The exercise:
Carry none of the pictures over; write out the complete data exactly.
##### Supplied data
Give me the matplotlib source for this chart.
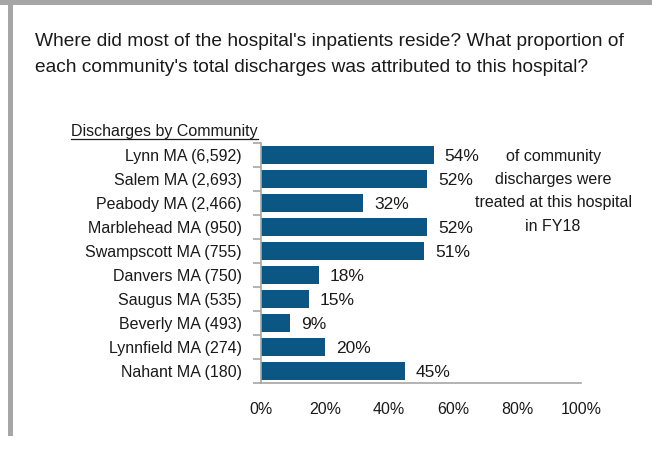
import matplotlib.pyplot as plt
import numpy as np

plt.rcParams["font.family"] = ["Liberation Sans", "DejaVu Sans"]

TITLE = ("Where did most of the hospital's inpatients reside? What proportion of\n"
         "each community's total discharges was attributed to this hospital?")
COMMUNITIES = ["Lynn MA (6,592)", "Salem MA (2,693)", "Peabody MA (2,466)",
               "Marblehead MA (950)", "Swampscott MA (755)", "Danvers MA (750)",
               "Saugus MA (535)", "Beverly MA (493)", "Lynnfield MA (274)",
               "Nahant MA (180)"]
SHARE = [54, 52, 32, 52, 51, 18, 15, 9, 20, 45]
XTICKS = [0, 20, 40, 60, 80, 100]
NOTE_LINES = ["of community", "discharges were", "treated at this hospital", "in FY18"]

BAR_COLOR = "#0b5682"
GREY = "#a6a6a6"
TXT = "#1a1a1a"

fig = plt.figure(figsize=(6.52, 4.49), dpi=100)

# grey frame on top and left
fig.add_artist(plt.Rectangle((0, 1 - 5 / 449), 1, 5 / 449, transform=fig.transFigure,
                             color=GREY, lw=0))
fig.add_artist(plt.Rectangle((8 / 652, 1 - 436 / 449), 5 / 652, 431 / 449,
                             transform=fig.transFigure, color=GREY, lw=0))

fig.text(35 / 652, 1 - 33 / 449, TITLE, fontsize=13.8, color=TXT, va="top", ha="left",
         linespacing=1.7)

# axes: x 261..581, y 143..383
ax = fig.add_axes([261 / 652, 1 - 383 / 449, 320 / 652, 240 / 449])
y = np.arange(len(COMMUNITIES))
ax.barh(y, SHARE, height=0.78, color=BAR_COLOR)
ax.set_ylim(len(COMMUNITIES) - 0.5, -0.5)
ax.set_xlim(0, 100)

for yi, v in zip(y, SHARE):
    ax.text(v + 3.4, yi + 0.08, f"{v}%", fontsize=12.5, color=TXT, va="center", ha="left")

ax.set_yticks(y)
ax.set_yticklabels(COMMUNITIES, fontsize=11.5, color=TXT)
ax.tick_params(axis="y", length=0, pad=14)
ax.set_yticks(np.arange(len(COMMUNITIES) + 1) - 0.5, minor=True)
ax.tick_params(axis="y", which="minor", length=6, color=GREY, width=1.2)

ax.set_xticks(XTICKS)
ax.set_xticklabels([f"{t}%" for t in XTICKS], fontsize=11.5, color=TXT)
ax.tick_params(axis="x", length=0, pad=14)

for s in ["top", "right"]:
    ax.spines[s].set_visible(False)
ax.spines["left"].set_color(GREY)
ax.spines["left"].set_linewidth(1.2)
ax.spines["bottom"].set_color(GREY)
ax.spines["bottom"].set_linewidth(1.2)

# side note, one text per line
for i, line in enumerate(NOTE_LINES):
    ax.text(91.3, 0.08 + i * 0.96, line, fontsize=11.5, color=TXT,
            ha="center", va="center", clip_on=False)

# underlined axis heading
head = fig.text(258 / 652, 1 - 136 / 449, "Discharges by Community", fontsize=11.5,
                color=TXT, ha="right", va="baseline")
fig.canvas.draw()
bb = head.get_window_extent().transformed(fig.transFigure.inverted())
fig.add_artist(plt.Line2D([bb.x0, bb.x1], [bb.y0 + 0.5 / 449, bb.y0 + 0.5 / 449],
                          transform=fig.transFigure, color=TXT, lw=0.9))

fig.savefig("out.png", dpi=100)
##########
Full answer:
Give me the matplotlib source for this chart.
import matplotlib.pyplot as plt
import numpy as np

plt.rcParams["font.family"] = ["Liberation Sans", "DejaVu Sans"]

TITLE = ("Where did most of the hospital's inpatients reside? What proportion of\n"
         "each community's total discharges was attributed to this hospital?")
COMMUNITIES = ["Lynn MA (6,592)", "Salem MA (2,693)", "Peabody MA (2,466)",
               "Marblehead MA (950)", "Swampscott MA (755)", "Danvers MA (750)",
               "Saugus MA (535)", "Beverly MA (493)", "Lynnfield MA (274)",
               "Nahant MA (180)"]
SHARE = [54, 52, 32, 52, 51, 18, 15, 9, 20, 45]
XTICKS = [0, 20, 40, 60, 80, 100]
NOTE_LINES = ["of community", "discharges were", "treated at this hospital", "in FY18"]

BAR_COLOR = "#0b5682"
GREY = "#a6a6a6"
TXT = "#1a1a1a"

fig = plt.figure(figsize=(6.52, 4.49), dpi=100)

# grey frame on top and left
fig.add_artist(plt.Rectangle((0, 1 - 5 / 449), 1, 5 / 449, transform=fig.transFigure,
                             color=GREY, lw=0))
fig.add_artist(plt.Rectangle((8 / 652, 1 - 436 / 449), 5 / 652, 431 / 449,
                             transform=fig.transFigure, color=GREY, lw=0))

fig.text(35 / 652, 1 - 33 / 449, TITLE, fontsize=13.8, color=TXT, va="top", ha="left",
         linespacing=1.7)

# axes: x 261..581, y 143..383
ax = fig.add_axes([261 / 652, 1 - 383 / 449, 320 / 652, 240 / 449])
y = np.arange(len(COMMUNITIES))
ax.barh(y, SHARE, height=0.78, color=BAR_COLOR)
ax.set_ylim(len(COMMUNITIES) - 0.5, -0.5)
ax.set_xlim(0, 100)

for yi, v in zip(y, SHARE):
    ax.text(v + 3.4, yi + 0.08, f"{v}%", fontsize=12.5, color=TXT, va="center", ha="left")

ax.set_yticks(y)
ax.set_yticklabels(COMMUNITIES, fontsize=11.5, color=TXT)
ax.tick_params(axis="y", length=0, pad=14)
ax.set_yticks(np.arange(len(COMMUNITIES) + 1) - 0.5, minor=True)
ax.tick_params(axis="y", which="minor", length=6, color=GREY, width=1.2)

ax.set_xticks(XTICKS)
ax.set_xticklabels([f"{t}%" for t in XTICKS], fontsize=11.5, color=TXT)
ax.tick_params(axis="x", length=0, pad=14)

for s in ["top", "right"]:
    ax.spines[s].set_visible(False)
ax.spines["left"].set_color(GREY)
ax.spines["left"].set_linewidth(1.2)
ax.spines["bottom"].set_color(GREY)
ax.spines["bottom"].set_linewidth(1.2)

# side note, one text per line
for i, line in enumerate(NOTE_LINES):
    ax.text(91.3, 0.08 + i * 0.96, line, fontsize=11.5, color=TXT,
            ha="center", va="center", clip_on=False)

# underlined axis heading
head = fig.text(258 / 652, 1 - 136 / 449, "Discharges by Community", fontsize=11.5,
                color=TXT, ha="right", va="baseline")
fig.canvas.draw()
bb = head.get_window_extent().transformed(fig.transFigure.inverted())
fig.add_artist(plt.Line2D([bb.x0, bb.x1], [bb.y0 + 0.5 / 449, bb.y0 + 0.5 / 449],
                          transform=fig.transFigure, color=TXT, lw=0.9))

fig.savefig("out.png", dpi=100)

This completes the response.